ISLAMABAD: The Privatisation Commission Board has recommended a joint venture as the preferred transaction structure for the Roosevelt Hotel in New York, owned by Pakistan International Airlines (PIA), following its meeting on Wednesday. This recommendation aligns with the Transaction Structure Report provided by the financial adviser, Jones Lang LaSalle Americas, Inc. (JLL).
JLL, appointed as the Financial Advisory Consortium (FAC) for the Roosevelt Hotel transaction in November last year, delivered a comprehensive report evaluating various options, including an outright sale, joint venture development, and long-term lease. JLL’s analysis and experience in the New York real estate market led to the conclusion that a joint venture would maximize the expected proceeds and value for the government of Pakistan.
Minister for Privatisation Abdul Aleem Khan, who chaired the meeting, praised JLL for its detailed report and expressed hope that the government would secure an optimal deal for the Roosevelt Hotel.

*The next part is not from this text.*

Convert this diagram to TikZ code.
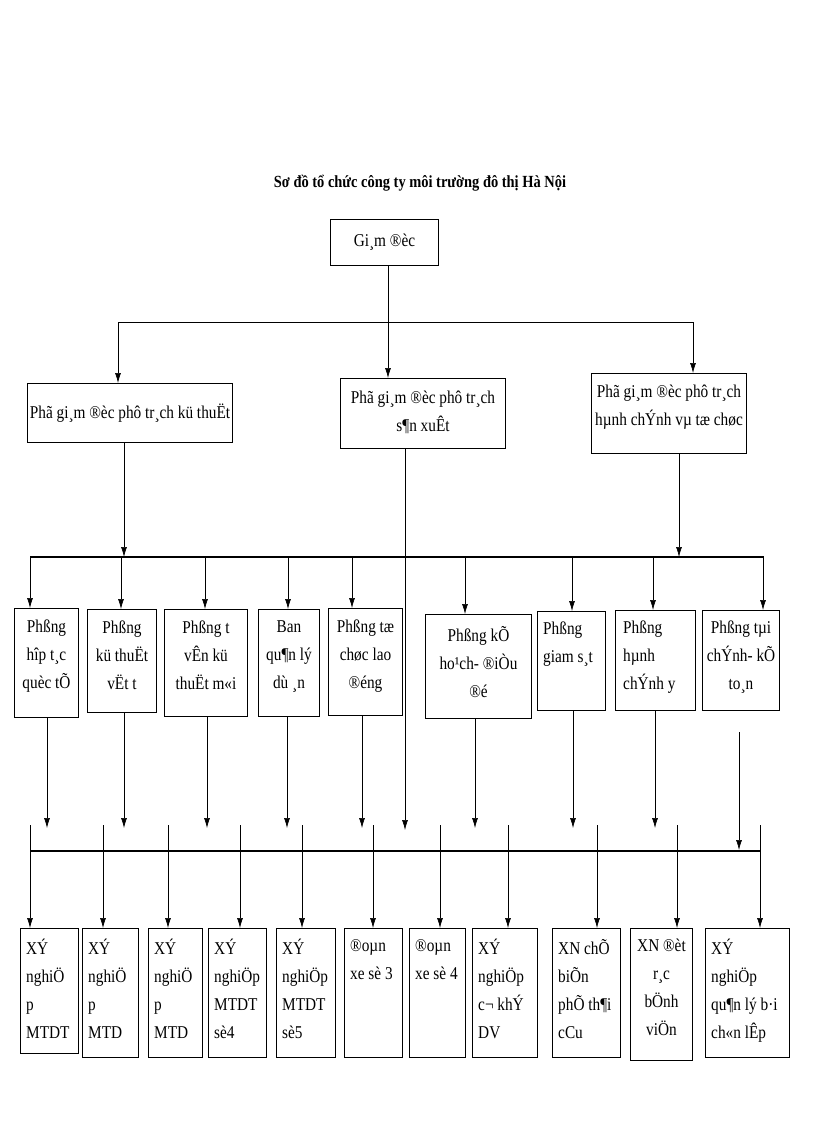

The board also approved several other key decisions related to the privatisation process, including the appointment of financial advisers for PIA, Discos, and the Roosevelt Hotel. Additionally, six firms were prequalified as financial advisers for the privatisation programme: Citigroup Global Markets Ltd (UK), J.P. Morgan, Alvarez and Marsal (UAE), EY Consulting LLC (Dubai), PWC-A.F. Ferguson and Company, and BDO Ebrahim and Company Pakistan.
Minister Aleem Khan expressed satisfaction with the board’s performance and emphasized the importance of transparency and sound decision-making in the privatisation process. He underscored the need to relieve the national exchequer from the burden of loss-making institutions and ensure that institutions meeting criteria and regulations are given opportunities in the privatisation process.